Instructions to follow
Faithfully return all lines, omitting every embedded picture.

Data provided
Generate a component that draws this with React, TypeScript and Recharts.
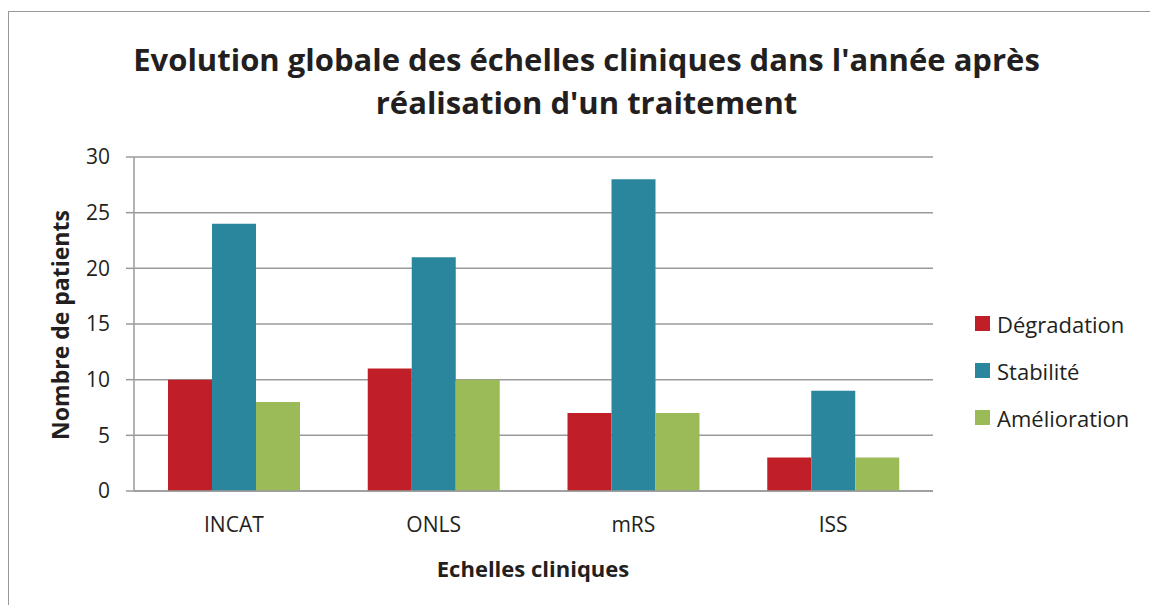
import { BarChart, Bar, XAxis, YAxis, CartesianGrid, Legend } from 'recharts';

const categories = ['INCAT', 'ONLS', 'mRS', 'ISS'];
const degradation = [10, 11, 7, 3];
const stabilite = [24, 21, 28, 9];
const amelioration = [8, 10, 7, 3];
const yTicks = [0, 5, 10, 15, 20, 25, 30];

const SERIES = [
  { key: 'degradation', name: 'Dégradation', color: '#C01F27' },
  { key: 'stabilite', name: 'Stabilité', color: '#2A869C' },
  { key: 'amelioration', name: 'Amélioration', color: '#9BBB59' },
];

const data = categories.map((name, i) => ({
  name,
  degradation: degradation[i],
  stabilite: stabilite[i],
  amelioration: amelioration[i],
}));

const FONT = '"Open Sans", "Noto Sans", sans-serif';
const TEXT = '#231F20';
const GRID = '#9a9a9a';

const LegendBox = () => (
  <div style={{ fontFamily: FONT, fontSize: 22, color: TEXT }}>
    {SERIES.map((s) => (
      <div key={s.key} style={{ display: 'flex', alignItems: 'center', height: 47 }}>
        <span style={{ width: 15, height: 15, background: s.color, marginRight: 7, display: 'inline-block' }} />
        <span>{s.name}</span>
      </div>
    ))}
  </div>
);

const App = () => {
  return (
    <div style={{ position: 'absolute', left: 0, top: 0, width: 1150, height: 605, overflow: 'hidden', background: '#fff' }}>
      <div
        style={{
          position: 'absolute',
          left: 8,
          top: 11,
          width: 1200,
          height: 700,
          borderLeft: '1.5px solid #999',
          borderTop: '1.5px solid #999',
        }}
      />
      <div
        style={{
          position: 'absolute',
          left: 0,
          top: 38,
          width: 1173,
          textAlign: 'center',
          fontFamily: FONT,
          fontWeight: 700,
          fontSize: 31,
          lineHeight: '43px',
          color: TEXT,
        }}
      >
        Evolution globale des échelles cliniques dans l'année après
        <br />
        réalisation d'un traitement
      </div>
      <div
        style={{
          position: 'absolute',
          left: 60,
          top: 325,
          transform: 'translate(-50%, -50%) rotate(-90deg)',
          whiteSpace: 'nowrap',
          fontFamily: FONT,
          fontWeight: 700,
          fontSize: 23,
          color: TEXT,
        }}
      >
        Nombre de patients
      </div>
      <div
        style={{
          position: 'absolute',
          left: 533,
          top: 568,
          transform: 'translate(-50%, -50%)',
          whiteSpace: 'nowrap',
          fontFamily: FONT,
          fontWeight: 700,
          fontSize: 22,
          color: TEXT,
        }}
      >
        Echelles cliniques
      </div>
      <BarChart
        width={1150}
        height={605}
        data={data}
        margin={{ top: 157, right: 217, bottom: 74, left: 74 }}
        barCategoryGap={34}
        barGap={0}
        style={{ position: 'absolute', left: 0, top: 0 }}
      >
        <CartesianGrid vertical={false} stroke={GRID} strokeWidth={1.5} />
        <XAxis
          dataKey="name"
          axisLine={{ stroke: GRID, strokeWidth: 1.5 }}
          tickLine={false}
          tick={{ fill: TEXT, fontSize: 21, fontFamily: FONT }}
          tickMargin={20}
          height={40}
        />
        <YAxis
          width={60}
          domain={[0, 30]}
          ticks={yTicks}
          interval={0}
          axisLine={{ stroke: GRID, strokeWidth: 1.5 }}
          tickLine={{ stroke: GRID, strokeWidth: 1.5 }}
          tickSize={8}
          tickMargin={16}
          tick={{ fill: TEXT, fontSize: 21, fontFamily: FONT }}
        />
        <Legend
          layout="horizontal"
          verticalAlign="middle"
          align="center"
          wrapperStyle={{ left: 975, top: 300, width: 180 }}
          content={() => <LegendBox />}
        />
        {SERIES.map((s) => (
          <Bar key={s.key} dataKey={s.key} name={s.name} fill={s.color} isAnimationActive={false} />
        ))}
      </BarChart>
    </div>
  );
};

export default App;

Solution for this exercise
Generate a component that draws this with React, TypeScript and Recharts.
import { BarChart, Bar, XAxis, YAxis, CartesianGrid, Legend } from 'recharts';

const categories = ['INCAT', 'ONLS', 'mRS', 'ISS'];
const degradation = [10, 11, 7, 3];
const stabilite = [24, 21, 28, 9];
const amelioration = [8, 10, 7, 3];
const yTicks = [0, 5, 10, 15, 20, 25, 30];

const SERIES = [
  { key: 'degradation', name: 'Dégradation', color: '#C01F27' },
  { key: 'stabilite', name: 'Stabilité', color: '#2A869C' },
  { key: 'amelioration', name: 'Amélioration', color: '#9BBB59' },
];

const data = categories.map((name, i) => ({
  name,
  degradation: degradation[i],
  stabilite: stabilite[i],
  amelioration: amelioration[i],
}));

const FONT = '"Open Sans", "Noto Sans", sans-serif';
const TEXT = '#231F20';
const GRID = '#9a9a9a';

const LegendBox = () => (
  <div style={{ fontFamily: FONT, fontSize: 22, color: TEXT }}>
    {SERIES.map((s) => (
      <div key={s.key} style={{ display: 'flex', alignItems: 'center', height: 47 }}>
        <span style={{ width: 15, height: 15, background: s.color, marginRight: 7, display: 'inline-block' }} />
        <span>{s.name}</span>
      </div>
    ))}
  </div>
);

const App = () => {
  return (
    <div style={{ position: 'absolute', left: 0, top: 0, width: 1150, height: 605, overflow: 'hidden', background: '#fff' }}>
      <div
        style={{
          position: 'absolute',
          left: 8,
          top: 11,
          width: 1200,
          height: 700,
          borderLeft: '1.5px solid #999',
          borderTop: '1.5px solid #999',
        }}
      />
      <div
        style={{
          position: 'absolute',
          left: 0,
          top: 38,
          width: 1173,
          textAlign: 'center',
          fontFamily: FONT,
          fontWeight: 700,
          fontSize: 31,
          lineHeight: '43px',
          color: TEXT,
        }}
      >
        Evolution globale des échelles cliniques dans l'année après
        <br />
        réalisation d'un traitement
      </div>
      <div
        style={{
          position: 'absolute',
          left: 60,
          top: 325,
          transform: 'translate(-50%, -50%) rotate(-90deg)',
          whiteSpace: 'nowrap',
          fontFamily: FONT,
          fontWeight: 700,
          fontSize: 23,
          color: TEXT,
        }}
      >
        Nombre de patients
      </div>
      <div
        style={{
          position: 'absolute',
          left: 533,
          top: 568,
          transform: 'translate(-50%, -50%)',
          whiteSpace: 'nowrap',
          fontFamily: FONT,
          fontWeight: 700,
          fontSize: 22,
          color: TEXT,
        }}
      >
        Echelles cliniques
      </div>
      <BarChart
        width={1150}
        height={605}
        data={data}
        margin={{ top: 157, right: 217, bottom: 74, left: 74 }}
        barCategoryGap={34}
        barGap={0}
        style={{ position: 'absolute', left: 0, top: 0 }}
      >
        <CartesianGrid vertical={false} stroke={GRID} strokeWidth={1.5} />
        <XAxis
          dataKey="name"
          axisLine={{ stroke: GRID, strokeWidth: 1.5 }}
          tickLine={false}
          tick={{ fill: TEXT, fontSize: 21, fontFamily: FONT }}
          tickMargin={20}
          height={40}
        />
        <YAxis
          width={60}
          domain={[0, 30]}
          ticks={yTicks}
          interval={0}
          axisLine={{ stroke: GRID, strokeWidth: 1.5 }}
          tickLine={{ stroke: GRID, strokeWidth: 1.5 }}
          tickSize={8}
          tickMargin={16}
          tick={{ fill: TEXT, fontSize: 21, fontFamily: FONT }}
        />
        <Legend
          layout="horizontal"
          verticalAlign="middle"
          align="center"
          wrapperStyle={{ left: 975, top: 300, width: 180 }}
          content={() => <LegendBox />}
        />
        {SERIES.map((s) => (
          <Bar key={s.key} dataKey={s.key} name={s.name} fill={s.color} isAnimationActive={false} />
        ))}
      </BarChart>
    </div>
  );
};

export default App;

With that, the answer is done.